What is a Budget?
A budget is a plan for your money. It answers two simple questions: How much money do I expect to receive? How much do I plan to spend?
Think of a budget like a travel plan. Before a journey, you decide where you are going, how you will get there, and how much it will cost. You do not just set off and hope for the best.
Money works the same way. Without a plan, you will likely end up somewhere you did not want to be—often with an empty wallet.
Income vs Expenses
A budget has two sides:
Income (Money Coming In)
For a person, this is your salary, wages, or any money you receive. For a business, this is revenue from sales. You need to estimate this honestly—not what you hope to earn, but what you realistically expect.
Expenses (Money Going Out)
All the money you spend. For a family: rent, food, bills, transport. For a business: supplies, wages, rent, utilities. List everything— small expenses add up quickly.
The golden rule: Income should be greater than expenses.If it is not, you need to either earn more or spend less. There is no third option.
The Timing Problem: Cash Flow
Here is a puzzle. A business makes a profit of £10,000 this year. But it cannot pay its bills this month. How is that possible?
The answer is cash flow—the timing of when money moves in and out.
Imagine a builder who finishes a big job in January. The customer will pay £20,000, but not until March. Meanwhile, the builder must pay their workers in January, buy materials in February, and pay rent every month.
The builder is profitable—they will make money on the job. But they might run out of cash before the payment arrives. This is the cash flow problem.
The Real Reason Businesses Fail
Most businesses do not fail because they are unprofitable. They fail because they run out of cash.

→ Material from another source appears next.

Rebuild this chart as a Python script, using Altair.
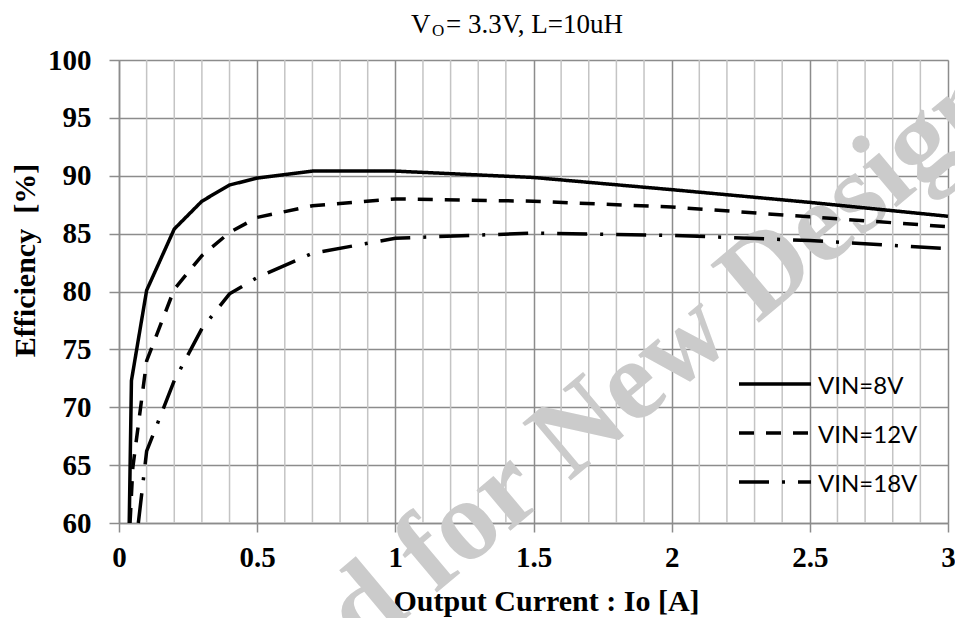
import altair as alt
import pandas as pd

# ---- data ----
series_names = ["VIN=8V", "VIN=12V", "VIN=18V"]

x_8v = [0.037, 0.045, 0.1, 0.2, 0.3, 0.4, 0.5, 0.7, 1.0, 1.5, 2.0, 2.5, 3.0]
y_8v = [60.0, 72.3, 80.1, 85.4, 87.8, 89.2, 89.8, 90.4, 90.4, 89.85, 88.8, 87.7, 86.5]

x_12v = [0.04, 0.05, 0.1, 0.2, 0.3, 0.4, 0.5, 0.7, 1.0, 1.5, 2.0, 2.5, 3.0]
y_12v = [60.0, 64.8, 74.0, 80.2, 83.1, 85.1, 86.4, 87.4, 88.0, 87.8, 87.3, 86.45, 85.6]

x_18v = [0.07, 0.1, 0.2, 0.3, 0.4, 0.5, 0.7, 1.0, 1.5, 2.0, 2.5, 3.0]
y_18v = [60.0, 66.2, 72.3, 76.8, 79.8, 81.2, 83.3, 84.6, 85.05, 84.85, 84.4, 83.7]

x_major_ticks = [0, 0.5, 1, 1.5, 2, 2.5, 3]
x_minor_ticks = [0.1, 0.2, 0.3, 0.4, 0.6, 0.7, 0.8, 0.9, 1.1, 1.2, 1.3, 1.4,
                 1.6, 1.7, 1.8, 1.9, 2.1, 2.2, 2.3, 2.4, 2.6, 2.7, 2.8, 2.9]
y_ticks = [60, 65, 70, 75, 80, 85, 90, 95, 100]

title_main = "V"
title_sub = "O"
title_rest = "= 3.3V, L=10uH"
x_title = "Output Current : Io [A]"
y_title = "Efficiency\u00a0 [%]"
watermark_a = "Not Recommended for"
watermark_b = "New Design"

rows = []
for name, xs, ys in zip(series_names, [x_8v, x_12v, x_18v], [y_8v, y_12v, y_18v]):
    for xv, yv in zip(xs, ys):
        rows.append({"series": name, "x": xv, "y": yv})
df = pd.DataFrame(rows)

dash_range = [[1, 0], [15, 12], [30, 13, 3, 13]]
dash_scale = alt.Scale(domain=series_names, range=dash_range)

W, H = 829, 463
SERIF = "Liberation Serif"
GRID_DARK = "#8c8c8c"
GRID_LIGHT = "#c4c4c4"

x_scale = alt.Scale(domain=[0, 3], nice=False, zero=False)
y_scale = alt.Scale(domain=[60, 100], nice=False, zero=False)

# minor vertical grid
minor = alt.Chart(pd.DataFrame({"x": x_minor_ticks})).mark_rule(
    color=GRID_LIGHT, strokeWidth=1.5
).encode(x=alt.X("x:Q", scale=x_scale))

# watermark
wm_common = dict(font=SERIF, fontWeight="bold", fontSize=115, color="#cbcbcb",
                 angle=320, baseline="alphabetic")
wm1 = alt.Chart(pd.DataFrame({"t": [watermark_a]})).mark_text(align="right", **wm_common).encode(
    x=alt.value(428), y=alt.value(440), text="t:N")
wm2 = alt.Chart(pd.DataFrame({"t": [watermark_b]})).mark_text(align="left", **wm_common).encode(
    x=alt.value(450), y=alt.value(422), text="t:N")

lines = alt.Chart(df).mark_line(color="black", strokeWidth=3.5, strokeCap="butt").encode(
    x=alt.X("x:Q", scale=x_scale,
            axis=alt.Axis(values=x_major_ticks, format="~g", grid=True, gridColor=GRID_DARK,
                          gridWidth=1.5, domainColor=GRID_DARK, domainWidth=1.5,
                          tickColor=GRID_DARK, tickWidth=1.5, tickSize=9,
                          labelFont=SERIF, labelFontWeight="bold", labelFontSize=29,
                          labelColor="black", labelPadding=11, labelFlush=False,
                          title=x_title, titleFont=SERIF, titleFontWeight="bold",
                          titleFontSize=30, titleColor="black", titleX=427, titleY=87,
                          titleAlign="center", titleBaseline="alphabetic")),
    y=alt.Y("y:Q", scale=y_scale,
            axis=alt.Axis(values=y_ticks, format="d", grid=True, gridColor=GRID_DARK,
                          gridWidth=1.5, domainColor=GRID_DARK, domainWidth=1.5,
                          tickColor=GRID_DARK, tickWidth=1.5, tickSize=10,
                          labelFont=SERIF, labelFontWeight="bold", labelFontSize=29,
                          labelColor="black", labelPadding=18, labelFlush=False,
                          title=y_title, titleFont=SERIF, titleFontWeight="bold",
                          titleFontSize=30, titleColor="black", titleX=-85, titleY=200,
                          titleAngle=270, titleAlign="center", titleBaseline="alphabetic")),
    strokeDash=alt.StrokeDash("series:N", scale=dash_scale, legend=None),
    detail="series:N",
)

# custom legend
leg_df = pd.DataFrame({"series": series_names})
leg_y = alt.Y("series:N", scale=alt.Scale(type="point", domain=series_names, range=[324, 422], padding=0), axis=None)
leg_rules = alt.Chart(leg_df).mark_rule(color="black", strokeWidth=3.5, strokeCap="butt").encode(
    y=leg_y, x=alt.value(620), x2=alt.value(692),
    strokeDash=alt.StrokeDash("series:N", scale=dash_scale, legend=None))
leg_text = alt.Chart(leg_df).mark_text(align="left", baseline="middle", dy=3, font="Lato",
                                       fontSize=24, color="black").encode(
    y=leg_y, x=alt.value(699), text="series:N")

# title with subscript
t1 = alt.Chart(pd.DataFrame({"t": [title_main]})).mark_text(
    font=SERIF, fontSize=27, align="left", baseline="alphabetic", color="black").encode(
    x=alt.value(292), y=alt.value(-27), text="t:N")
t2 = alt.Chart(pd.DataFrame({"t": [title_sub]})).mark_text(
    font=SERIF, fontSize=17, align="left", baseline="alphabetic", color="black").encode(
    x=alt.value(313), y=alt.value(-24), text="t:N")
t3 = alt.Chart(pd.DataFrame({"t": [title_rest]})).mark_text(
    font=SERIF, fontSize=27, align="left", baseline="alphabetic", color="black").encode(
    x=alt.value(327), y=alt.value(-27), text="t:N")

chart = alt.layer(minor, wm1, wm2, lines, leg_rules, leg_text, t1, t2, t3).resolve_scale(
    y="independent"
).properties(
    width=W, height=H,
    autosize=alt.AutoSizeParams(type="none"),
    padding={"left": 111, "top": 52, "right": 7, "bottom": 95},
).configure_view(stroke=None).configure(background="white")

chart.save("out.html", embed_options={"renderer": "svg", "actions": False})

Cash flow problems happen when:
- •Customers pay slowly but suppliers want payment quickly
- •A big expense comes before you expected it
- •You grow too fast and cannot afford to buy more stock
- •A major customer does not pay what they owe
This is why experienced business owners say: "Revenue is vanity, profit is sanity, but cash is king." You can have great sales and good profit margins, but if you cannot pay this week's bills, your business is in trouble.
Personal Budgeting: Where to Start
The same principles apply to your personal finances. Here is a simple approach:
- •Track everything: For one month, write down every penny you spend. You will be surprised where your money goes.
- •Separate needs from wants: Rent and food are needs. The latest phone or eating out are wants.
- •Pay yourself first: Save something before spending on wants. Even a small amount builds up.
- •Build a buffer: Keep some money aside for unexpected expenses. Aim for one to three months of expenses.
Budgeting is not about denying yourself. It is about being intentional— spending on what truly matters to you and cutting what does not.
Ancient Wisdom: Planning and Foresight
Chanakya was emphatic about the importance of planning ahead:
"Before you start any work, always ask yourself: Why am I doing this? What might the results be? Will I succeed? Only when you think deeply and find satisfactory answers should you proceed."
In modern terms: Do not spend money without a plan. Think through what you are trying to achieve, what it will cost, and whether it is worth it.
The Thirukkural, the ancient Tamil text, also speaks to this:
"Weigh well your income and expenses, then live within your means. This is the wisdom that protects all other wisdom."
In modern terms: Financial discipline is foundational. Without it, nothing else you achieve will last.
Key Takeaways
- ✓A budget is a plan for your money—not a restriction, but a direction
- ✓Income must be greater than expenses—there is no other path to stability
- ✓Cash flow is about timing—you can be profitable and still run out of money
- ✓Most businesses fail from cash problems, not profit problems
- ✓Track, plan, and build a buffer—these habits protect everything else
Reflection Question
Do you know where your money goes each month? If you had to list your top five expenses right now, could you? What might change if you tracked every expense for a month?
Many people find that simply being aware of their spending changes their behaviour—without any extra effort.